EP by Newsted
- Released: January 8, 2013
- Recorded: October 5−12, 2012 at the Creation Lab, Turlock, California
- Genre: Heavy metal
- Length: 22:08
- Label: Chophouse
- Producer: Jason Newsted

Newsted chronology
|  | Metal (2013) | Heavy Metal Music (2013) |

= Metal (EP) =

Metal is the debut EP by heavy metal band Newsted. The band was formed by American bassist Jason Newsted in 2012. The EP was released on January 8, 2013, under Newsted's own record label Chophouse Records. The EP was recorded at the Creation Lab studio in Turlock, California.

Professional ratings
Review scores
| Source | Rating |
| Allmusic | Star |
| Consequence of Sound | Star |

==Background==
From 1986 until 2001, Jason Newsted was the bassist for heavy metal band Metallica. During the 1990s, he met drummer Jesus Mendez Jr., who helped out at the Metallica headquarters and later served as a drum tech on a tour for Newsted's former musical group Echobrain. In the late 2000s, Newsted met guitarist Jessie Farnsworth; the trio began working on music and writing songs. In the meantime, Jason Newsted was guest at Metallica's 30th-anniversary concert and performed onstage with the band. He said that those shows, along with the fans, inspired him to do another record.
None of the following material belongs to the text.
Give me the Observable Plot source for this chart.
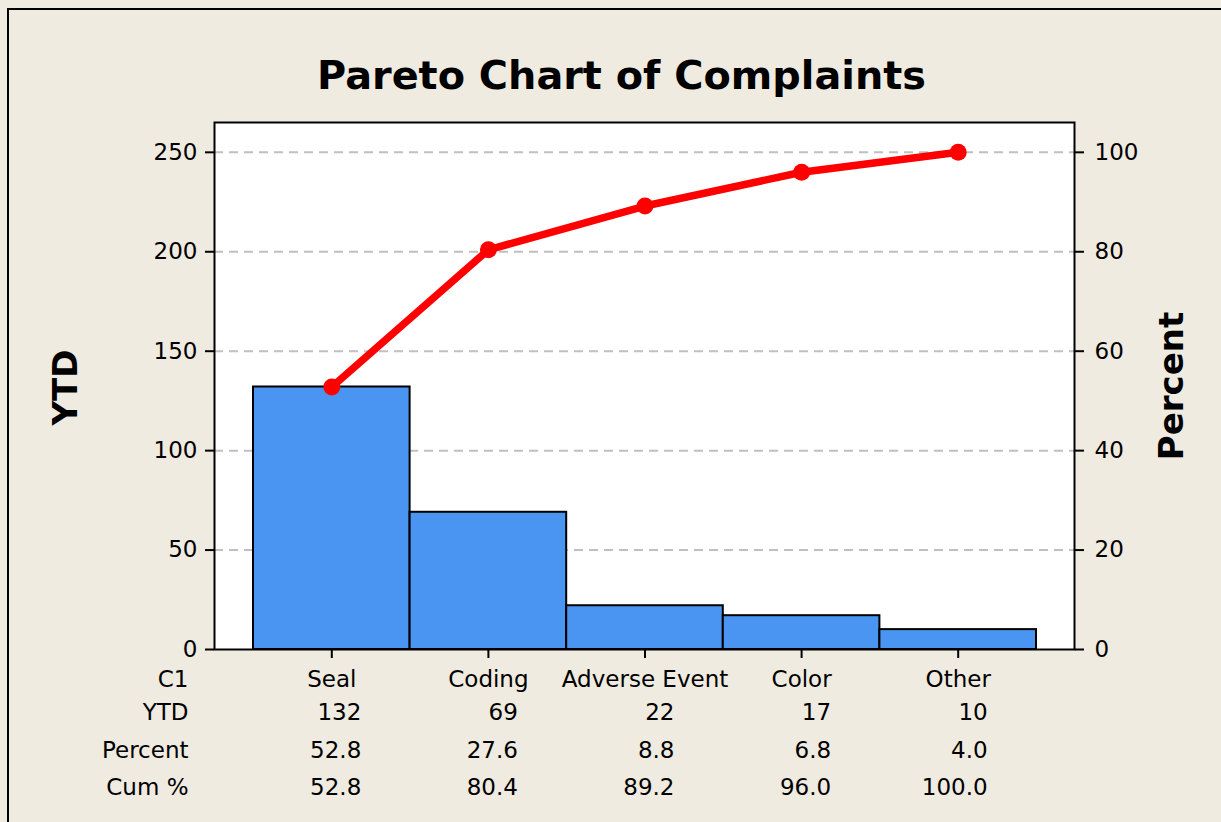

Newsted began writing songs in August 2012, before giving them to Mendez Jr. and Farnsworth to learn. In October 2012, the band began recording songs and later recorded another set in December 2012. The band recorded a total of eleven songs which they planned to release during the first six months of 2013. The result would be the album Heavy Metal Music, released August 6, 2013.

The album was produced by Jason Newsted, with help from associate producer, Frank Munoz. The EP was recorded, mixed, and mastered by Anthony Focx at the Creation Lab Studio from October 5−12, 2012.

==Release==
On November 15, 2012, Jason Newsted announced the launch of his official website for information on his projects. On November 16, 2012, Jason Newsted was interviewed on Eddie Trunk's Friday Night Rocks radio show. He revealed that he would be releasing music under his own self-named band.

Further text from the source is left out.